Another big issue in scholarly publishing these days is DATA. There is a lot of pressure for the data sets on which research is based to get published, along with the articles and books based on research on that data. We are “hitting a tipping point,” and it is a very complex issue—she characterized it as a “huge unsolved problem.”
An important new initiative at CrossRef is FundRef, which is an interesting example of how a de facto standard can come about. There is a need in scholarly publishing to document the funders of research, and there is a great “community of interest” around it. But no standard for funding bodies existed, “so CrossRef made one, and it has become a de facto standard.” It is an example of their “simplest possible solution” strategy. It involves a taxonomy of funder names, and then associates the funders with the papers. There is pressure to make it more complex but right now that’s what was needed, it could be implemented quickly, and it works. She said “at the end of the day it’s all XML tags and identifiers. Everybody using FundRef uses the same set of tags, and it starts becoming a standard.”
She pointed out that NISO also very quickly developed an OpenAccess indicator at the article level, involving a “license-ref” URL and a “free-to-read” date [the embargo date] (see http://www.niso.org/workrooms/oami/), so “CrossRef is using that and it works.” Publishers were getting a lot of criticism about not complying with OA requirements, but it was because there were no systems to deal with it. Something had to be done quickly.

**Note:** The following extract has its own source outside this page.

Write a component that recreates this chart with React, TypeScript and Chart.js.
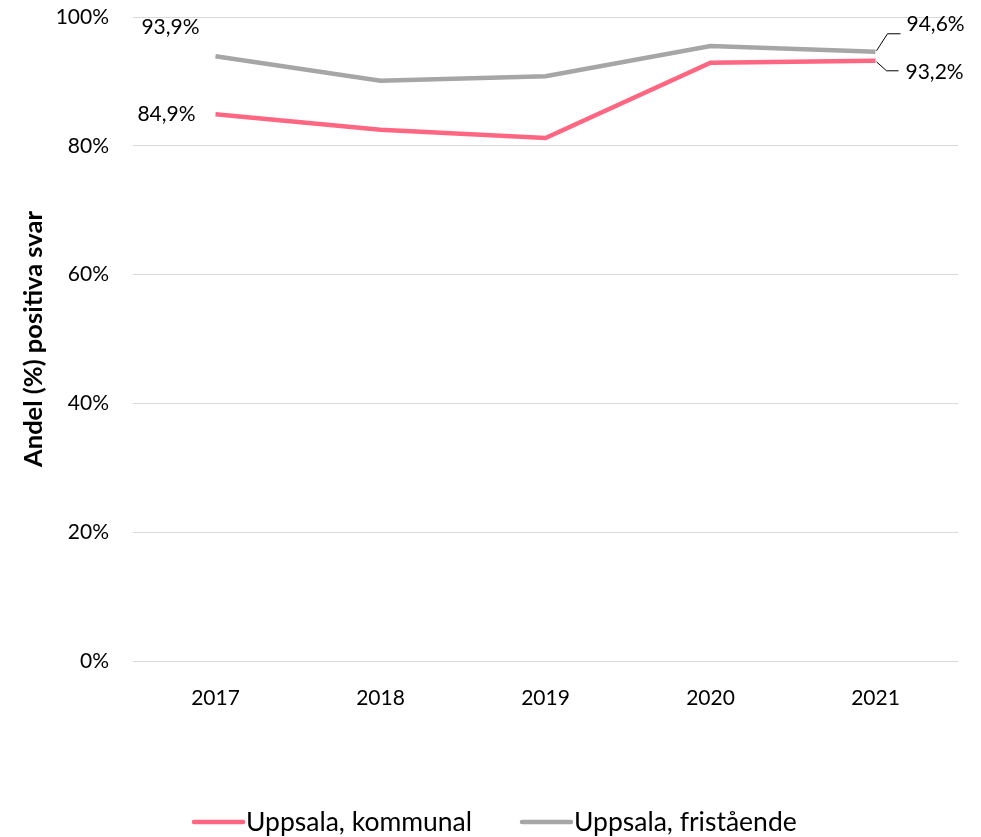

She also mentioned that although CrossRef metadata schemas are all initially based on Dublin Core, they are WAY more complex and rich—they just use DC as a framework. In fact their CrossMark standard is not based on DublinCore at all. [CrossMark is the service that enables a link to be embedded in an article that returns, to the user, the information about whether the version they are using is in fact the latest version of an article, and points them to a later version if appropriate—very cool.]